* **Goal of the exercise**: Find the lines with "component" in them and copy them out.

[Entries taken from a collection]
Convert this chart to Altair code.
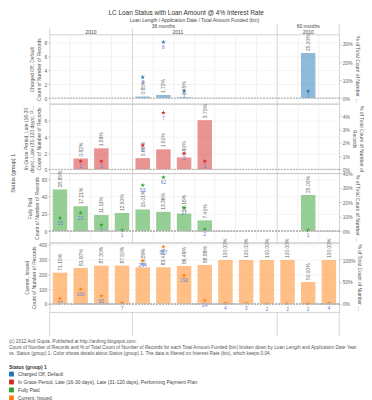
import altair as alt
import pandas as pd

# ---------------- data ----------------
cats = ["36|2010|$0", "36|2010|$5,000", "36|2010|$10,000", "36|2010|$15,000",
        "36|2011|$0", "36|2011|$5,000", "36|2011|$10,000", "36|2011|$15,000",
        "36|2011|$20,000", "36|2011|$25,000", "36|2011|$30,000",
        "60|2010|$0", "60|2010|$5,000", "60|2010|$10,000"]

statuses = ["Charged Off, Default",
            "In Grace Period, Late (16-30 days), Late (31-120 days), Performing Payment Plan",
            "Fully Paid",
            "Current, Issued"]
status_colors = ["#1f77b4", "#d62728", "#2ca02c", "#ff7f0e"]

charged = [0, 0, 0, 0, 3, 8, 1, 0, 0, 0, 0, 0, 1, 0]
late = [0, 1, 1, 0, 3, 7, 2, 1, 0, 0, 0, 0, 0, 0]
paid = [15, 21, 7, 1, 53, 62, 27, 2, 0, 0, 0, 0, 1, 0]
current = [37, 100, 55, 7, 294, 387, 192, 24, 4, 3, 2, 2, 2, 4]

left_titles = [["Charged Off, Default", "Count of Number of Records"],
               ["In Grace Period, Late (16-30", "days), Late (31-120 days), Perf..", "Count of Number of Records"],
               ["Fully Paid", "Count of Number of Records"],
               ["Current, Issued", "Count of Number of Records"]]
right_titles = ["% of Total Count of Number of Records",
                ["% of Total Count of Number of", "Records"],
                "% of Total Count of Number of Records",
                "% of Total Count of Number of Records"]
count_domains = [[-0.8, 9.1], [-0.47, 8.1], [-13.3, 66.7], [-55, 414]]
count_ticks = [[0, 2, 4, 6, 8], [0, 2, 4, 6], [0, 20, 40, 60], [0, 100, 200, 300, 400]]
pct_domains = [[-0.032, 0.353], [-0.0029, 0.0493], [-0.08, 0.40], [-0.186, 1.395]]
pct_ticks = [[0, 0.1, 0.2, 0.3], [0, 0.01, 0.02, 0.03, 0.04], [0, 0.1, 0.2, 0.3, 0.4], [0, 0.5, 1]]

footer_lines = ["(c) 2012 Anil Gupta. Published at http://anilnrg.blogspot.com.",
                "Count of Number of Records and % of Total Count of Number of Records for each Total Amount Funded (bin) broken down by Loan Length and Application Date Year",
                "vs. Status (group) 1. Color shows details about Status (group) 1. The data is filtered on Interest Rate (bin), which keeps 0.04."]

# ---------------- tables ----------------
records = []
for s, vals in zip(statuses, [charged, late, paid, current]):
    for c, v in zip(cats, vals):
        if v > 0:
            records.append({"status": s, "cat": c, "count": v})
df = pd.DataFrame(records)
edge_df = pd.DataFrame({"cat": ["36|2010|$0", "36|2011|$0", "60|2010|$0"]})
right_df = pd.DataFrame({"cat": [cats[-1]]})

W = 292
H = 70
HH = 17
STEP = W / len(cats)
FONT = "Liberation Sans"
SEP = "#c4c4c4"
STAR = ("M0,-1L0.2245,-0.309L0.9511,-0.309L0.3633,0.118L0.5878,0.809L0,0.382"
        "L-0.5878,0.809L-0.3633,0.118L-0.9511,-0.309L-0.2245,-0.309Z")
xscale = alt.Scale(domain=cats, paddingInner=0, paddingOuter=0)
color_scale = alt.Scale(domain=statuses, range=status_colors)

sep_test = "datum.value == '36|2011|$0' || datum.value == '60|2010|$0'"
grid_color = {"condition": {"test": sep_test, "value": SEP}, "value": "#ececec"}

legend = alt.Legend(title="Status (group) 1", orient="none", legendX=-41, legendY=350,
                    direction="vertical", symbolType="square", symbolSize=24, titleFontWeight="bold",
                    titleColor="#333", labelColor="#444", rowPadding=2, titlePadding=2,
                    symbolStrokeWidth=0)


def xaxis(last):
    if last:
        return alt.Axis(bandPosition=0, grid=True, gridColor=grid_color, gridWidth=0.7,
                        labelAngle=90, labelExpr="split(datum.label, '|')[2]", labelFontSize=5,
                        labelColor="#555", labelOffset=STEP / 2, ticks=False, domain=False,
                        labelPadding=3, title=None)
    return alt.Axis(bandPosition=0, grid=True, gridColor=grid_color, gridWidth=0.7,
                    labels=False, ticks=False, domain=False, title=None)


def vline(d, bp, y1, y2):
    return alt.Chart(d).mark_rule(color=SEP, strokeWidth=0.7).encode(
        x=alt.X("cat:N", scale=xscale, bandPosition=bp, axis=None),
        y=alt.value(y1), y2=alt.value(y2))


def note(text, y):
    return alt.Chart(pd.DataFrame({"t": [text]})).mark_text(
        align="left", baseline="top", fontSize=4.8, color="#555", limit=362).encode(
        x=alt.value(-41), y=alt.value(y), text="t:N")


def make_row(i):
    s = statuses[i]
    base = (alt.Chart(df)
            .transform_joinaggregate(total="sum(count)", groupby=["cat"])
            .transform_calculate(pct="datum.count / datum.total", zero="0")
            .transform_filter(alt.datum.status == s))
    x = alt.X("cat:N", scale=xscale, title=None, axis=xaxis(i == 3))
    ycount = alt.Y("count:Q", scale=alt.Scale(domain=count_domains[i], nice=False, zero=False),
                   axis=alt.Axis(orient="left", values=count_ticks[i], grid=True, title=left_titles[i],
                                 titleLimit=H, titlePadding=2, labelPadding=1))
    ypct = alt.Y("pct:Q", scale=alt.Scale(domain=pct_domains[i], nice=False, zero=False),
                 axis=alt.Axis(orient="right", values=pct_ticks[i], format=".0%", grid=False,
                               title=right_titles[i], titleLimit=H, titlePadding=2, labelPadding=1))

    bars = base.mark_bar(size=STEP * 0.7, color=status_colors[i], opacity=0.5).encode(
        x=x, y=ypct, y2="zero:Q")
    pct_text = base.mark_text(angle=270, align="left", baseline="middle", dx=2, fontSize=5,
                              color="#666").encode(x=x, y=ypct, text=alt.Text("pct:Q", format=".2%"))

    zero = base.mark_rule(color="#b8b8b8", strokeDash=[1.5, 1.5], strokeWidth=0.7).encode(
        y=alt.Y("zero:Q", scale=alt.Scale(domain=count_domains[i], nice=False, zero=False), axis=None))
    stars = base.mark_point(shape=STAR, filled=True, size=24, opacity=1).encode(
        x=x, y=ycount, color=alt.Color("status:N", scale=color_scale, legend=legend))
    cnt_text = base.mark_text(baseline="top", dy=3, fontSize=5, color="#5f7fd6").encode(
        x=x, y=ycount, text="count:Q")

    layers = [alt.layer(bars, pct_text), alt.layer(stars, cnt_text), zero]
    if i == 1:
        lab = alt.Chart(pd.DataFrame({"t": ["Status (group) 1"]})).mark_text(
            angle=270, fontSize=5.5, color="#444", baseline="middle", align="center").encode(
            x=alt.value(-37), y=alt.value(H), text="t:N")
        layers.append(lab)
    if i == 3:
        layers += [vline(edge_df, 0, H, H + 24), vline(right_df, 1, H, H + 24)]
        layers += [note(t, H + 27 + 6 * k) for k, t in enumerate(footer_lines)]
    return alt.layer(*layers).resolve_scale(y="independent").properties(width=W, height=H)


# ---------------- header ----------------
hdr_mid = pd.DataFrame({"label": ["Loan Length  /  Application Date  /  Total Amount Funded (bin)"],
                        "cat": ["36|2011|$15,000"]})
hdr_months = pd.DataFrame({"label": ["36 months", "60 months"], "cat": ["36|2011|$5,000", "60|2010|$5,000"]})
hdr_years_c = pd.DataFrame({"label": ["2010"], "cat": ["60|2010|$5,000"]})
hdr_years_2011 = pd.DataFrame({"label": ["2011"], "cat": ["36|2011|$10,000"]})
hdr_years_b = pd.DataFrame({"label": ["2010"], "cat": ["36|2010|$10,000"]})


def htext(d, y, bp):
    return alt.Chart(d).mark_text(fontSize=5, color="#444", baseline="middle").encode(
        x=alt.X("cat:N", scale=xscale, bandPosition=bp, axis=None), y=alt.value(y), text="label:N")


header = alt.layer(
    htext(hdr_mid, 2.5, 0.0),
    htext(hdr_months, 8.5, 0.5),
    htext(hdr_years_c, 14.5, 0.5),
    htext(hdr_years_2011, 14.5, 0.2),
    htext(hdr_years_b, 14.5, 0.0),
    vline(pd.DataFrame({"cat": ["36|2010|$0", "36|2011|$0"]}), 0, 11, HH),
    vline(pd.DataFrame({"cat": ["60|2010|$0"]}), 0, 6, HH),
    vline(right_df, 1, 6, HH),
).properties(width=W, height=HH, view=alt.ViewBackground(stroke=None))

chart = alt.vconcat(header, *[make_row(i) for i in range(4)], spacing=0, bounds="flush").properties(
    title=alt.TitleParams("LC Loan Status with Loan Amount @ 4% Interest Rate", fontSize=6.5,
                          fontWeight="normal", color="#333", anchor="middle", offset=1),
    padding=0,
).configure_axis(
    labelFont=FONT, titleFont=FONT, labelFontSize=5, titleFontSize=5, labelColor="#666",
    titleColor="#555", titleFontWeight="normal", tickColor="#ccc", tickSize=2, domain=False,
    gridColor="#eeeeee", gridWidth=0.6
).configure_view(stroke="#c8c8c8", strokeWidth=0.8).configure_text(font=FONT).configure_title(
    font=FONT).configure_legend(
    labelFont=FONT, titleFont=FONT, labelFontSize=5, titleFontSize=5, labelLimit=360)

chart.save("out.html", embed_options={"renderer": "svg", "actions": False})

---

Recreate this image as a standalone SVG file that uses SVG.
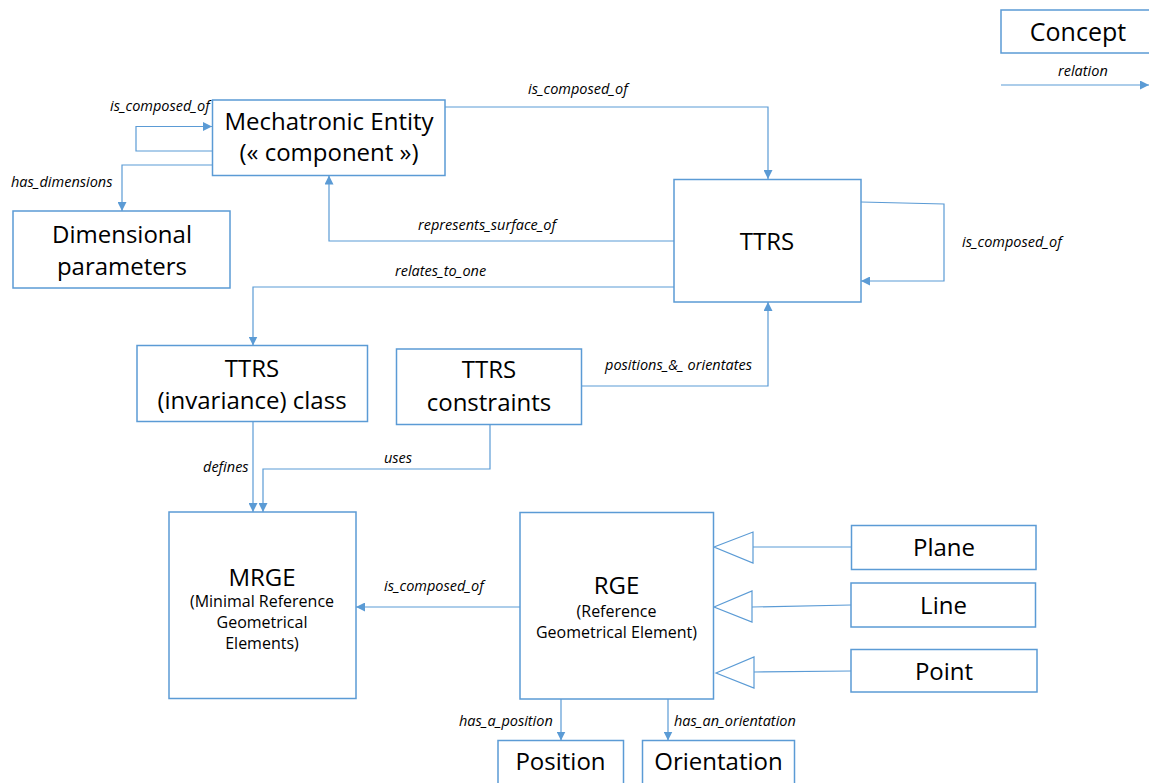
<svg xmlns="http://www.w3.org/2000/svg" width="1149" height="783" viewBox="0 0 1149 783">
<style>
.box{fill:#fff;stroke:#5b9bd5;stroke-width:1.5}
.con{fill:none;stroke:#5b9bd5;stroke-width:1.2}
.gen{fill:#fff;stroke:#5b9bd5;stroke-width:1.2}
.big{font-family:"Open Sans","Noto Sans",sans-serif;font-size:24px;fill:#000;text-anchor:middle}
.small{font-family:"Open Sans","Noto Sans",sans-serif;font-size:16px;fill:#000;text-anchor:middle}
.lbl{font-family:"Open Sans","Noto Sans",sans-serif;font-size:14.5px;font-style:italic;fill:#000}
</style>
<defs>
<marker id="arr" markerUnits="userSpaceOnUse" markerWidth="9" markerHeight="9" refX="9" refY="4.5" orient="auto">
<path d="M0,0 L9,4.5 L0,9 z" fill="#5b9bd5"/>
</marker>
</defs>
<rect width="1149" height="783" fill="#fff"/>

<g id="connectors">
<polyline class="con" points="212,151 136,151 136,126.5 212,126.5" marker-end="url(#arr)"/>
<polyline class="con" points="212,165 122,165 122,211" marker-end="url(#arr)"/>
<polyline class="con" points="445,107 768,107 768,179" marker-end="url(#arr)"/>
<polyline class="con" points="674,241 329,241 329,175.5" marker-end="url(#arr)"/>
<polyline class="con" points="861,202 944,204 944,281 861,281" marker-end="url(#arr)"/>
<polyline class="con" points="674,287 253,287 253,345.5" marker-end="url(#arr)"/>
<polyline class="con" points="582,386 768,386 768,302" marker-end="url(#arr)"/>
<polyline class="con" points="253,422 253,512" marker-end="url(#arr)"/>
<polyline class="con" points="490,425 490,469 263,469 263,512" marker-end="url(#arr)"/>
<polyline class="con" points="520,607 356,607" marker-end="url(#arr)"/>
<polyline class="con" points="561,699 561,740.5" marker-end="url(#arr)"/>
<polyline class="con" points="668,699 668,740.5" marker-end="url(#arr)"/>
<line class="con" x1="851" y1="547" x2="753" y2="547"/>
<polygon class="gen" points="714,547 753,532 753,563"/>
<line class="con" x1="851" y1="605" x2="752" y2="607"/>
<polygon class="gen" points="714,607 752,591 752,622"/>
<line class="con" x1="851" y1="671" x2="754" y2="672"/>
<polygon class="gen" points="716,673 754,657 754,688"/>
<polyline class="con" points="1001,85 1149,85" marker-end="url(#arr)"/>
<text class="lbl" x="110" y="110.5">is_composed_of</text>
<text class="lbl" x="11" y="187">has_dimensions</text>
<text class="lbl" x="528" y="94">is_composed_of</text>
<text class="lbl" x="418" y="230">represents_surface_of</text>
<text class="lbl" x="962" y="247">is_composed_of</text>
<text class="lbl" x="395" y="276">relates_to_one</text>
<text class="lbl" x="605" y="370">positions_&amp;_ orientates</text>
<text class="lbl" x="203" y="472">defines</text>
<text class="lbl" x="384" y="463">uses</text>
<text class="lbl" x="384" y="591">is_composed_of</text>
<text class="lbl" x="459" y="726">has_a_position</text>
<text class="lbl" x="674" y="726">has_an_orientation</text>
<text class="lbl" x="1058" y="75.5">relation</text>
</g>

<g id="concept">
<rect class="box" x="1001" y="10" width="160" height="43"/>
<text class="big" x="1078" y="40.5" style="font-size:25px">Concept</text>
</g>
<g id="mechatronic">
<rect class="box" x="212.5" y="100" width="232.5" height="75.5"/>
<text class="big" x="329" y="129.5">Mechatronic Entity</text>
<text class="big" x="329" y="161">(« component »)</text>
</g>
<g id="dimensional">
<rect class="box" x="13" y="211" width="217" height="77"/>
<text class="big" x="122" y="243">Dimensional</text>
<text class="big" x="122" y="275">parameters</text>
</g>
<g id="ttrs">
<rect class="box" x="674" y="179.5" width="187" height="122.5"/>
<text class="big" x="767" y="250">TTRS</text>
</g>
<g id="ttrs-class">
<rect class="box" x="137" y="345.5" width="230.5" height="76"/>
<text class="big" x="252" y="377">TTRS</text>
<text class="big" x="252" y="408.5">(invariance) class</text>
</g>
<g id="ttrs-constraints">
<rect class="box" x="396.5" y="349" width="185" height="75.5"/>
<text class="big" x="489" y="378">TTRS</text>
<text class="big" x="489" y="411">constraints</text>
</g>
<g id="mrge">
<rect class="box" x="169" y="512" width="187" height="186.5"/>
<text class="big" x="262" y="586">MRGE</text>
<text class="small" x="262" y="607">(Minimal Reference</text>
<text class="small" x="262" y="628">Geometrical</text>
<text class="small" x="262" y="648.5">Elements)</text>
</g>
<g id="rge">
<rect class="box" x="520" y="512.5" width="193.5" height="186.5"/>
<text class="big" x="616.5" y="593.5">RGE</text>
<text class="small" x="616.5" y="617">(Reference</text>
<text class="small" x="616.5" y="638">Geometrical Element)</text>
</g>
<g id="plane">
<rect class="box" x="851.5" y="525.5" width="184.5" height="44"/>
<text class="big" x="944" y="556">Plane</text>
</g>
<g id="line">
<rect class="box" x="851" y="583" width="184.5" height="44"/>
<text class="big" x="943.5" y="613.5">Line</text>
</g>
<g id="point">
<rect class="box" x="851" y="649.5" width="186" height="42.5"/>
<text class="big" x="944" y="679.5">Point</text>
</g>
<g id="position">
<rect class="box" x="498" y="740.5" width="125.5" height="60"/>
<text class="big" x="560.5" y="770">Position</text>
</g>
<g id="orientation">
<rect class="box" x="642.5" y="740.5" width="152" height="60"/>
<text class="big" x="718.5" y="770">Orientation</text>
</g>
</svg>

==

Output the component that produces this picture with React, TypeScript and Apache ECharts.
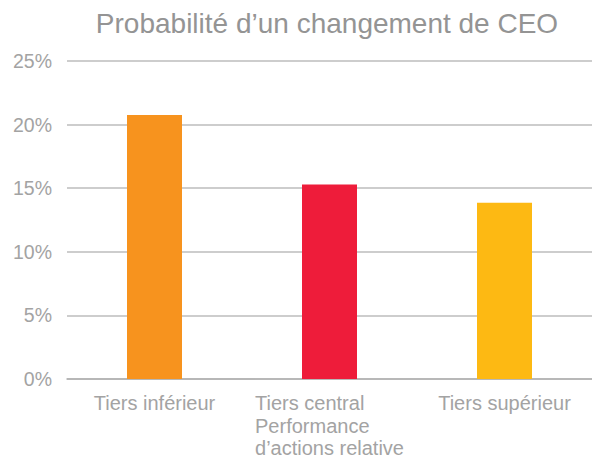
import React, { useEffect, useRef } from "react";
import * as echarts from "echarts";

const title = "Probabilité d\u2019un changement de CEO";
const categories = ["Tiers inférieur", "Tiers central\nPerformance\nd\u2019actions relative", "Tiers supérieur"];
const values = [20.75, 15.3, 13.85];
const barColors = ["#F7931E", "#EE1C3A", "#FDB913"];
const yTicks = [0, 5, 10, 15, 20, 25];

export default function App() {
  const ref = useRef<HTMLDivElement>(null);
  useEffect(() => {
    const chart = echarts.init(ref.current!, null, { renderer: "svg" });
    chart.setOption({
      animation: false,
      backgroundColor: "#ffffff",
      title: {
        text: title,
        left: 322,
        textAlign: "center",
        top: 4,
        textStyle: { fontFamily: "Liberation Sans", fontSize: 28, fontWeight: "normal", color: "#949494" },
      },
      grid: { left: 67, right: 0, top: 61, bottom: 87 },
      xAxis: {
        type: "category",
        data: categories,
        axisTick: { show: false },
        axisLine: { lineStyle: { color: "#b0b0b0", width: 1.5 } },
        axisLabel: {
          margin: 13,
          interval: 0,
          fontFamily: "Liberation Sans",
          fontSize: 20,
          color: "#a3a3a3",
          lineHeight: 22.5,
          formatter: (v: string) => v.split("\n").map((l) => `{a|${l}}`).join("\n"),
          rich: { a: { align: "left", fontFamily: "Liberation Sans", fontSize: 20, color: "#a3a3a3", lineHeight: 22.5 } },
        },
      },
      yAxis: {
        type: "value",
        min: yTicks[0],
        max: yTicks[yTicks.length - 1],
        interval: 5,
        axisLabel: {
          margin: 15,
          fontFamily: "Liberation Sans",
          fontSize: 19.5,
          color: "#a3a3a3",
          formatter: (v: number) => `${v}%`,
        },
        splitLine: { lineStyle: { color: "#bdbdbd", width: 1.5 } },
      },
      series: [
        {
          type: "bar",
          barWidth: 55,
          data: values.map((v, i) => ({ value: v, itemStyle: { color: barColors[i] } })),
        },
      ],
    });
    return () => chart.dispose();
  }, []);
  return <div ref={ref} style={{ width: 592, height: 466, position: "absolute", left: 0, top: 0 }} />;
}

* **Expected answer**:
<text class="big" x="329" y="161">(« component »)</text>
Output the component that produces this picture with React, TypeScript and Apache ECharts.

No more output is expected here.